Take, for example, the idea of a "people's power" approach, in which large elements of society take it upon themselves to intervene directly in an issue which affects the nation as a whole. Although entirely different, this could be related to the "pilgrimage for peace" that was recently witnessed in the city of Najaf, Iraq.

In the name of freedom of speech, freedom of expression, and freedom of association, a movement could be formed that would allow a coalition of concerned students, citizens groups and professionals to march into Aceh and demand to know what really stirs within these borders. Asymmetries of information between the state and the public can only impede the peace process. Perhaps there is a reality and a truth that the state or the military does not want confirmed; perhaps the answer to conflict resolution lies in accurate information, truth and knowledge.

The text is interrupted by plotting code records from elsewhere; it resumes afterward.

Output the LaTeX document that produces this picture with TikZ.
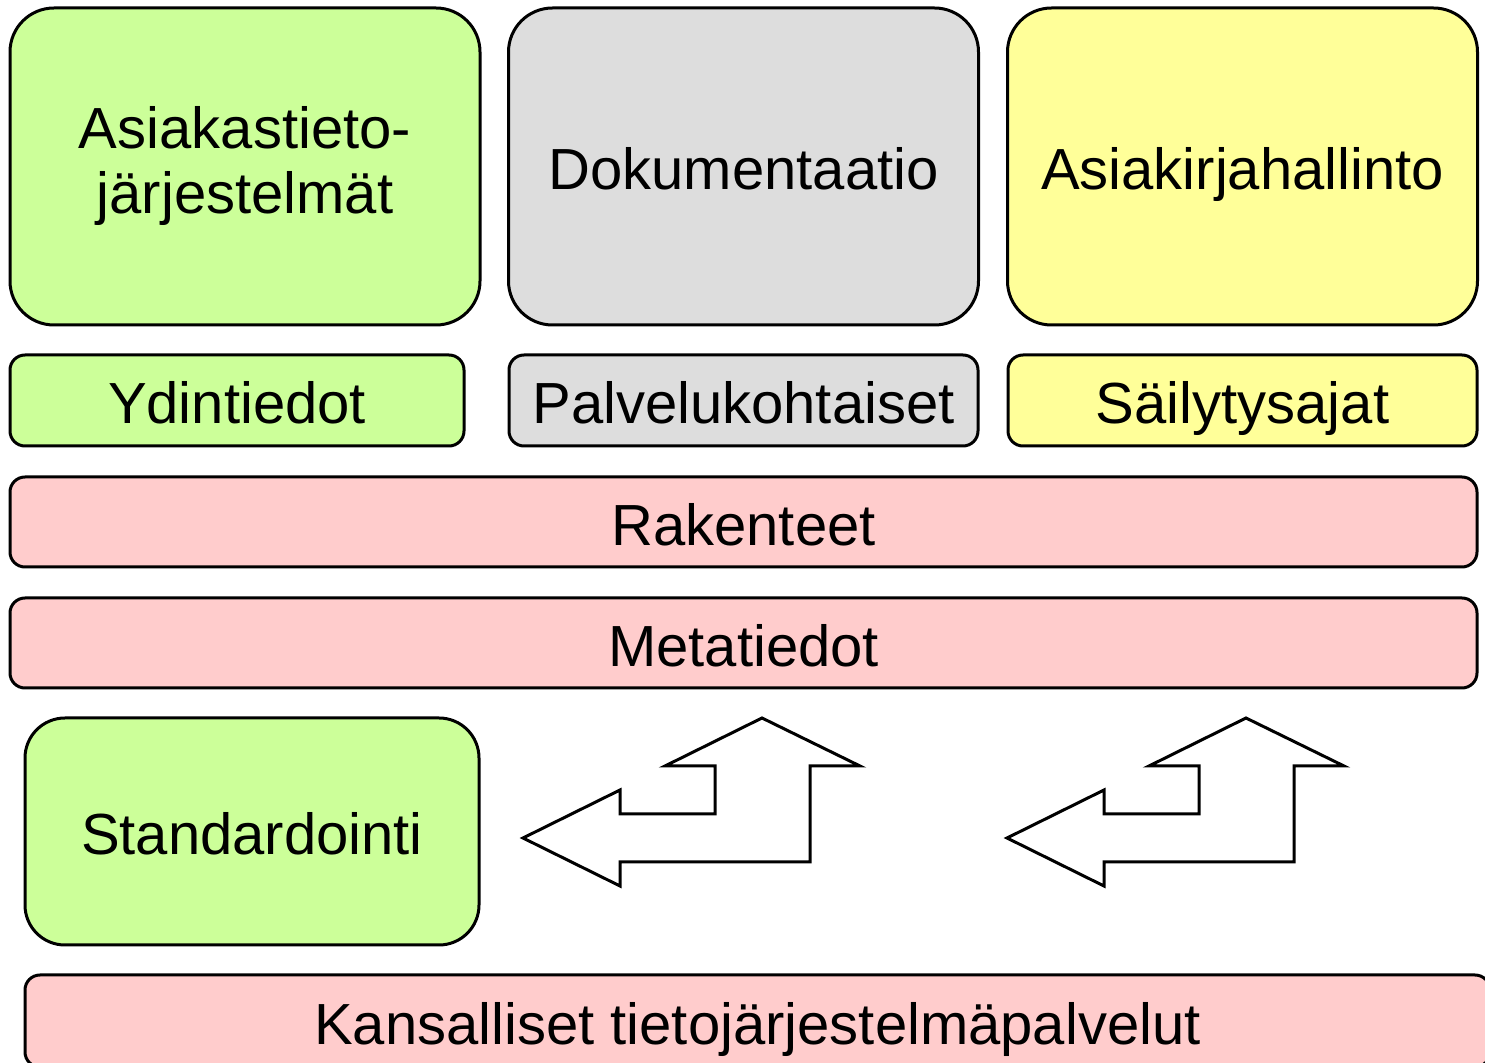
\documentclass[tikz,border=0pt]{standalone}
\usepackage{fontspec}
\setmainfont{Liberation Sans}
\usepackage{tikz}
\usetikzlibrary{positioning, calc}
\definecolor{boxgreen}{HTML}{CCFF99}
\definecolor{boxgray}{HTML}{DDDDDD}
\definecolor{boxyellow}{HTML}{FFFF99}
\definecolor{boxpink}{HTML}{FFCCCC}
\tikzset{
    block/.style={draw=black,line width=1.5pt,rectangle,inner sep=0,align=center,
        text height=23.5pt,text depth=0pt,font=\fontsize{29}{32.5}\selectfont},
    bigblock/.style={block,rounded corners=22pt,minimum width=235pt,minimum height=158.5pt},
    thinblock/.style={block,rounded corners=7.5pt,minimum height=45.5pt},
    blockarrow/.style={draw=black,line width=1.5pt,fill=white,line join=miter}
}

\begin{document}
\begin{tikzpicture}[x=0.5pt,y=-0.5pt]
    \useasboundingbox (0,0) rectangle (1485,1063);
    \begin{scope}
    \clip (0,0) rectangle (1485,1063);
    % top row
    \node[bigblock,fill=boxgreen,text height={},text depth={}] (asiakas) at (245,166.5) {Asiakastieto-\\järjestelmät};
    \node[bigblock,fill=boxgray] (dok) at (743.5,166.5) {Dokumentaatio};
    \node[bigblock,fill=boxyellow] (akh) at (1242.5,166.5) {Asiakirjahallinto};
    % second row
    \node[thinblock,fill=boxgreen,minimum width=227pt] (ydin) at (237,400.5) {Ydintiedot};
    \node[thinblock,fill=boxgray,minimum width=234.5pt] (palv) at (743.5,400.5) {Palvelukohtaiset};
    \node[thinblock,fill=boxyellow,minimum width=234.5pt] (sail) at (1242.5,400.5) {Säilytysajat};
    % wide layers
    \node[thinblock,fill=boxpink,minimum width=733.5pt,minimum height=45pt] (rak) at (743.5,522) {Rakenteet};
    \node[thinblock,fill=boxpink,minimum width=733.5pt,minimum height=45pt] (meta) at (743.5,643) {Metatiedot};
    \node[block,fill=boxgreen,rounded corners=20pt,minimum width=227pt,minimum height=113.5pt] (stand) at (252,831.5) {Standardointi};
    \node[thinblock,fill=boxpink,minimum width=732.5pt,minimum height=46pt] (kans) at (757.5,1021) {Kansalliset tietojärjestelmäpalvelut};
    % arrows
    \foreach \dx in {0,484}
        \draw[blockarrow,xshift=\dx*0.5pt]
            (523,838) -- (620,790) -- (620,814) -- (715,814) -- (715,766) -- (665,766)
            -- (762,718) -- (860,766) -- (810,766) -- (810,862) -- (620,862) -- (620,886) -- cycle;
    \end{scope}
\end{tikzpicture}
\end{document}
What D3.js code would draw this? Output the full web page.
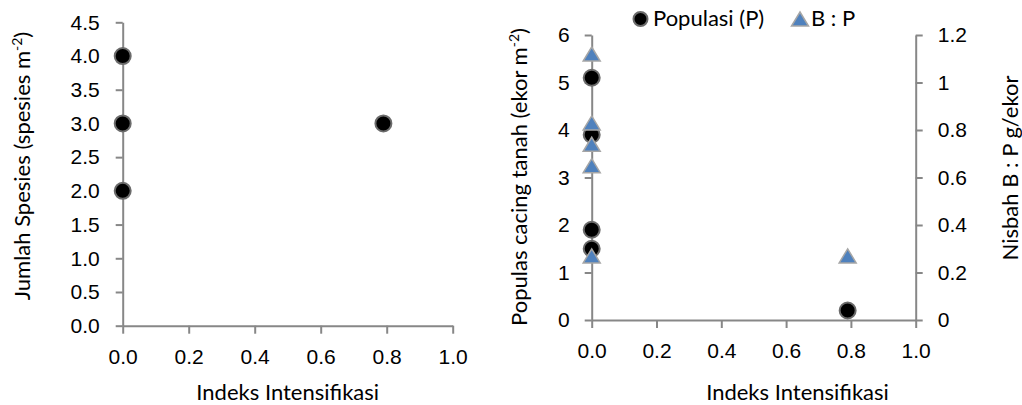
<!DOCTYPE html>
<html>
<head>
<meta charset="utf-8">
<script src="https://cdn.jsdelivr.net/npm/d3@7"></script>
<style>
  body { margin: 0; background: #fff; }
  svg { font-family: Lato, "Open Sans", sans-serif; }
  .axis path, .axis line { stroke: #878787; stroke-width: 2; }
  .axis text { font-size: 21px; fill: #000; }
  .title { font-size: 22px; fill: #000; }
</style>
</head>
<body>
<svg id="chart" width="1022" height="405"></svg>
<script>
// left panel: species count
var speciesX = [0, 0, 0, 0.79];
var speciesY = [4.0, 3.0, 2.0, 3.0];

// right panel: population (left axis) and B:P ratio (right axis)
var popX = [0, 0, 0, 0, 0.79];
var popY = [5.1, 3.9, 1.9, 1.5, 0.2];
var ratioX = [0, 0, 0, 0, 0, 0.79];
var ratioY = [1.12, 0.83, 0.74, 0.65, 0.27, 0.27];

var legendNames = ['Populasi (P)', 'B : P'];

var svg = d3.select('#chart');
var fmt1 = d3.format('.1f');
var fmtShort = function(d) { return String(+d.toFixed(1)); };

// marker shapes
function triPath(w, h) {
    return 'M0,' + (-h / 2) + 'L' + (w / 2) + ',' + (h / 2) + 'L' + (-w / 2) + ',' + (h / 2) + 'Z';
}
function circles(g, xs, ys, x, y) {
    g.selectAll(null).data(xs).enter().append('circle')
        .attr('cx', function(d) { return x(d); })
        .attr('cy', function(d, i) { return y(ys[i]); })
        .attr('r', 8)
        .attr('fill', '#000')
        .attr('stroke', '#6b6b6b')
        .attr('stroke-width', 2);
}
function triangles(g, xs, ys, x, y) {
    g.selectAll(null).data(xs).enter().append('path')
        .attr('d', triPath(17, 14))
        .attr('transform', function(d, i) { return 'translate(' + x(d) + ',' + y(ys[i]) + ')'; })
        .attr('fill', '#4F81BD')
        .attr('stroke', '#a6a6a6')
        .attr('stroke-width', 1.5);
}
function yTitle(x, y, main, sup, tail) {
    var t = svg.append('text').attr('class', 'title')
        .attr('transform', 'translate(' + x + ',' + y + ') rotate(-90)')
        .attr('text-anchor', 'middle');
    t.append('tspan').text(main);
    if (sup) {
        t.append('tspan').attr('dy', -8).style('font-size', '14px').text(sup);
        t.append('tspan').attr('dy', 8).text(tail);
    }
}

/* ---- Left panel ---- */
var x1 = d3.scaleLinear().domain([0, 1]).range([122.7, 452.7]);
var y1 = d3.scaleLinear().domain([0, 4.5]).range([325.7, 22.3]);

svg.append('g').attr('class', 'axis')
    .attr('transform', 'translate(0,' + y1(0) + ')')
    .call(d3.axisBottom(x1).ticks(5).tickFormat(fmt1).tickSize(8).tickSizeOuter(0).tickPadding(15));
svg.append('g').attr('class', 'axis')
    .attr('transform', 'translate(' + x1(0) + ',0)')
    .call(d3.axisLeft(y1).ticks(9).tickFormat(fmt1).tickSize(7).tickSizeOuter(0).tickPadding(16));

circles(svg.append('g'), speciesX, speciesY, x1, y1);

svg.append('text').attr('class', 'title').attr('text-anchor', 'middle')
    .attr('x', (x1(0) + x1(1)) / 2).attr('y', 400).text('Indeks Intensifikasi');
yTitle(30, 166, 'Jumlah Spesies (spesies m', '-2', ')');

/* ---- Right panel ---- */
var x2 = d3.scaleLinear().domain([0, 1]).range([591.7, 915.7]);
var y2 = d3.scaleLinear().domain([0, 6]).range([320, 35]);
var y3 = d3.scaleLinear().domain([0, 1.2]).range([320, 35]);

svg.append('g').attr('class', 'axis')
    .attr('transform', 'translate(0,' + y2(0) + ')')
    .call(d3.axisBottom(x2).ticks(5).tickFormat(fmt1).tickSize(8).tickSizeOuter(0).tickPadding(15));
svg.append('g').attr('class', 'axis')
    .attr('transform', 'translate(' + x2(0) + ',0)')
    .call(d3.axisLeft(y2).ticks(6).tickFormat(d3.format('d')).tickSize(7).tickSizeOuter(0).tickPadding(15));
svg.append('g').attr('class', 'axis')
    .attr('transform', 'translate(' + x2(1) + ',0)')
    .call(d3.axisRight(y3).ticks(6).tickFormat(fmtShort).tickSize(7).tickSizeOuter(0).tickPadding(15));

circles(svg.append('g'), popX, popY, x2, y2);
triangles(svg.append('g'), ratioX, ratioY, x2, y3);

svg.append('text').attr('class', 'title').attr('text-anchor', 'middle')
    .attr('x', 797.5).attr('y', 400).text('Indeks Intensifikasi');
yTitle(527, 177, 'Populas cacing tanah (ekor m', '-2', ')');
yTitle(1018, 168, 'Nisbah B : P g/ekor');

// legend
var lg = svg.append('g');
lg.append('circle').attr('cx', 640.5).attr('cy', 19).attr('r', 7)
    .attr('fill', '#000').attr('stroke', '#6b6b6b').attr('stroke-width', 2);
lg.append('text').attr('class', 'title').attr('x', 653).attr('y', 26).text(legendNames[0]);
lg.append('path').attr('d', triPath(17, 14)).attr('transform', 'translate(800,19)')
    .attr('fill', '#4F81BD').attr('stroke', '#a6a6a6').attr('stroke-width', 1.5);
lg.append('text').attr('class', 'title').attr('x', 811).attr('y', 26).text(legendNames[1]);
</script>
</body>
</html>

Braving the threats of both the military and GAM, it is possible to imagine a coalition of students, activists, and other concerned elements of Indonesian society moving en mass to the troubled region of Aceh and becoming the countries largest mediators, with the common goal of active diplomacy in order to achieve conflict resolution.

Armed with the knowledge that they are trying to doing what is best for the nation, for the preservation of national unity in the face of destabilizing conflict, and under the watchful eyes of national and international media, this new form of people's power might just prove to be a force to be reckoned with. One question remains: Who could lead such a movement, and who would be willing to follow?